Entries with chart source code:
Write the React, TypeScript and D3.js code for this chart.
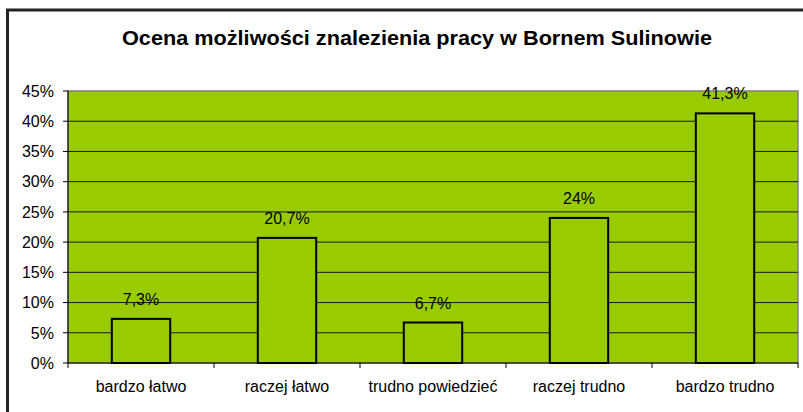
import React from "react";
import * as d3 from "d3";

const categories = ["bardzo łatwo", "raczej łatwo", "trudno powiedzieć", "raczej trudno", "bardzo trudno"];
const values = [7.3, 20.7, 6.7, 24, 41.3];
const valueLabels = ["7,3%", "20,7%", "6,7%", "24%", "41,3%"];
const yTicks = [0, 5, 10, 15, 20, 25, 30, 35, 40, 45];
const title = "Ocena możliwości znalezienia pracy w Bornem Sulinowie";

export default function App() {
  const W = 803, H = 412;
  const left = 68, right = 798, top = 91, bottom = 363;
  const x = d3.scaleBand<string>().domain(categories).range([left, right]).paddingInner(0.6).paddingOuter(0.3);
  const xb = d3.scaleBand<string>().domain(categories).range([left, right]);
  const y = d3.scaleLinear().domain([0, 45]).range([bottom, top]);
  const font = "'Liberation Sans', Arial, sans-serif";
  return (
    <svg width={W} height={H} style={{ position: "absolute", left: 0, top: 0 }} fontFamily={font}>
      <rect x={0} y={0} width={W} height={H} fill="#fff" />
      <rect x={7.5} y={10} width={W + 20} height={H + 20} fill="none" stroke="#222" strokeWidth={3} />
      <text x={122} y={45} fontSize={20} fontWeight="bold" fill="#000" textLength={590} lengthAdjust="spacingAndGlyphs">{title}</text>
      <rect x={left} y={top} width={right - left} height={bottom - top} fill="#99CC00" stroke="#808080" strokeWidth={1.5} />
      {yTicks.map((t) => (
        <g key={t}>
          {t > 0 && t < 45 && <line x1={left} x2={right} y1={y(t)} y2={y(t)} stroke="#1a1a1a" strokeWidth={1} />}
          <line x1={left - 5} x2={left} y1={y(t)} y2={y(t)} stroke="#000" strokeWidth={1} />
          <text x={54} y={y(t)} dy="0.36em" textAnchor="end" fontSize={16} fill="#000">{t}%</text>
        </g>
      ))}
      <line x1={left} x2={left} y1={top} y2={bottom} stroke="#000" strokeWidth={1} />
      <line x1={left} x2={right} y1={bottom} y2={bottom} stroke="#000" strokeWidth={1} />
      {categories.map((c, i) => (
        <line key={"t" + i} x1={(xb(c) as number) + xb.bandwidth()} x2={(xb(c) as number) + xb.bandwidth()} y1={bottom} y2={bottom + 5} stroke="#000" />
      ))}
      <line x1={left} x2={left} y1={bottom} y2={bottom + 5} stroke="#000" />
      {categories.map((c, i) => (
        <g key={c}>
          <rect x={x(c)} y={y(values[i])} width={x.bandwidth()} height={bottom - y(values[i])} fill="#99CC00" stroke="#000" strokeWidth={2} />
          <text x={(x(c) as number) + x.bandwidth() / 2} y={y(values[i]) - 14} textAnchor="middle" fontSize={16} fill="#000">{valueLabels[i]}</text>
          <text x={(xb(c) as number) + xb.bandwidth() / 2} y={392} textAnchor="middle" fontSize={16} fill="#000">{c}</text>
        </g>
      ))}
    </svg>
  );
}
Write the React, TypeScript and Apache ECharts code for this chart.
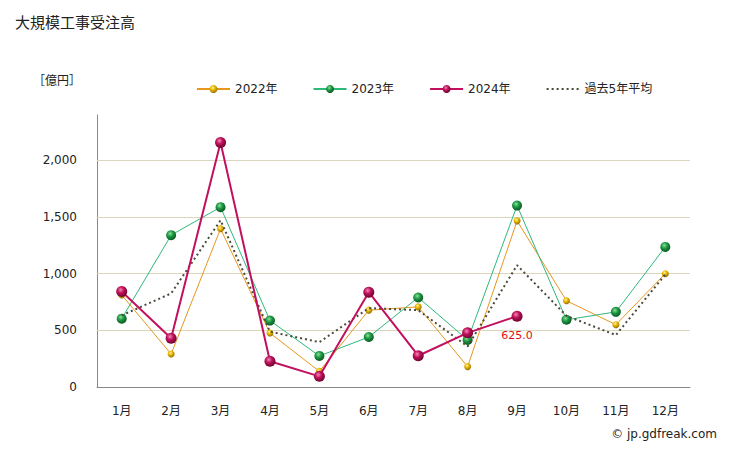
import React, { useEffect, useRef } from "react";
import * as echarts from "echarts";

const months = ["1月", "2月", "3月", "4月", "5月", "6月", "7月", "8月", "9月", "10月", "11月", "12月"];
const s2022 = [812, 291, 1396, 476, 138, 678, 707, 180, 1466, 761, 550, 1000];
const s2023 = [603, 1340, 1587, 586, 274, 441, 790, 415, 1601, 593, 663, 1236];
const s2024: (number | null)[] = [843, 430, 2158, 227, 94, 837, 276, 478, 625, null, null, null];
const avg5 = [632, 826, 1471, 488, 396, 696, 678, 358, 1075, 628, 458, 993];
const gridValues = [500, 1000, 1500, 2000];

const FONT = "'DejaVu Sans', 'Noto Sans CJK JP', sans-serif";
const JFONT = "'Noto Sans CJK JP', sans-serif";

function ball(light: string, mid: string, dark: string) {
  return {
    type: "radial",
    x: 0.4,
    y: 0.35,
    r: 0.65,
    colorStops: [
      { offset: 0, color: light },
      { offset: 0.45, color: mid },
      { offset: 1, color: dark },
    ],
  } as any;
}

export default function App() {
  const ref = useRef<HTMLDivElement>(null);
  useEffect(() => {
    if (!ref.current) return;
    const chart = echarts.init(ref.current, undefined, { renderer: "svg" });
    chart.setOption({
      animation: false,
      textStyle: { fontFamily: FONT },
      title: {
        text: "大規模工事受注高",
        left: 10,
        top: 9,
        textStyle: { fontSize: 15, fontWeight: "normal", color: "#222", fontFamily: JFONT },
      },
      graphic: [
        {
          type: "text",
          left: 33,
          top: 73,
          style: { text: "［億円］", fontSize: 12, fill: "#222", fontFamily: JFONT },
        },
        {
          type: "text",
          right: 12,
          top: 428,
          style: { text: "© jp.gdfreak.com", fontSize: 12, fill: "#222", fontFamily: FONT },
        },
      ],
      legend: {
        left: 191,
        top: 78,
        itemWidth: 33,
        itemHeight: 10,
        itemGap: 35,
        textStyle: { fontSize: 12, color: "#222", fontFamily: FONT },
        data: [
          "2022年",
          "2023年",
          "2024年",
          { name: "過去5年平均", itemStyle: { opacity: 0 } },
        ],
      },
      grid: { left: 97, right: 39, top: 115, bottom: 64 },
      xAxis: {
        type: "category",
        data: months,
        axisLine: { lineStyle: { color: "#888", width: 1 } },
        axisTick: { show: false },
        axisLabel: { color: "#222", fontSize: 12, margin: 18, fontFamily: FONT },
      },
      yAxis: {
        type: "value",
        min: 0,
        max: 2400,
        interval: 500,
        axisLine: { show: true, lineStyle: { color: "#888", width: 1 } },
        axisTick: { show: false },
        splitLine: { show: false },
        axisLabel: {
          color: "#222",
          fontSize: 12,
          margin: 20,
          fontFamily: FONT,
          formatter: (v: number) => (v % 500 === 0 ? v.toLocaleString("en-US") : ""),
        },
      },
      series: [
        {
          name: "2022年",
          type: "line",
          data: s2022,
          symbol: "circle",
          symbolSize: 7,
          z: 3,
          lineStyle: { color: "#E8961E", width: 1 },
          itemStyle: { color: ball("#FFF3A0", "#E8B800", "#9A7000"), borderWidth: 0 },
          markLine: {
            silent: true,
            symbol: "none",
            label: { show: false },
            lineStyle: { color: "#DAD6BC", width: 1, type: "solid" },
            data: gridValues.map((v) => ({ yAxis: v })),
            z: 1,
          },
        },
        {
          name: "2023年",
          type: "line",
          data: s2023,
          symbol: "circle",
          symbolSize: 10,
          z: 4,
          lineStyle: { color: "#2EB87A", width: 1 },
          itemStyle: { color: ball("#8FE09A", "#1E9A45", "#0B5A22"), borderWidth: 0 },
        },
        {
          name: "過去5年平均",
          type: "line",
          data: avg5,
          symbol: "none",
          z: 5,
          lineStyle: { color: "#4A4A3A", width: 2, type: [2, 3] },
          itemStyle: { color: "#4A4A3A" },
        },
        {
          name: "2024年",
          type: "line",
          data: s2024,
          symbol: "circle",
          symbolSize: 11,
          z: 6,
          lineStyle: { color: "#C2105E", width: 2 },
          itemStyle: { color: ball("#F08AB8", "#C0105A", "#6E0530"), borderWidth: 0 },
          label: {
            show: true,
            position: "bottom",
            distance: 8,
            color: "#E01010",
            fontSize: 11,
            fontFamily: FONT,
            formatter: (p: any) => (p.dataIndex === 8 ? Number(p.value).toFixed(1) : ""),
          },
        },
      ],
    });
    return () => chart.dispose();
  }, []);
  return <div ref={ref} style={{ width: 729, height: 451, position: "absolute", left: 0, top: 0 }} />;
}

Directions: Repeat word for word the lines above, from the first entry through the line containing "możliwości znalezienia pracy", with both ends kept and the pictures dropped.

Solution:
Write the React, TypeScript and D3.js code for this chart.
import React from "react";
import * as d3 from "d3";

const categories = ["bardzo łatwo", "raczej łatwo", "trudno powiedzieć", "raczej trudno", "bardzo trudno"];
const values = [7.3, 20.7, 6.7, 24, 41.3];
const valueLabels = ["7,3%", "20,7%", "6,7%", "24%", "41,3%"];
const yTicks = [0, 5, 10, 15, 20, 25, 30, 35, 40, 45];
const title = "Ocena możliwości znalezienia pracy w Bornem Sulinowie";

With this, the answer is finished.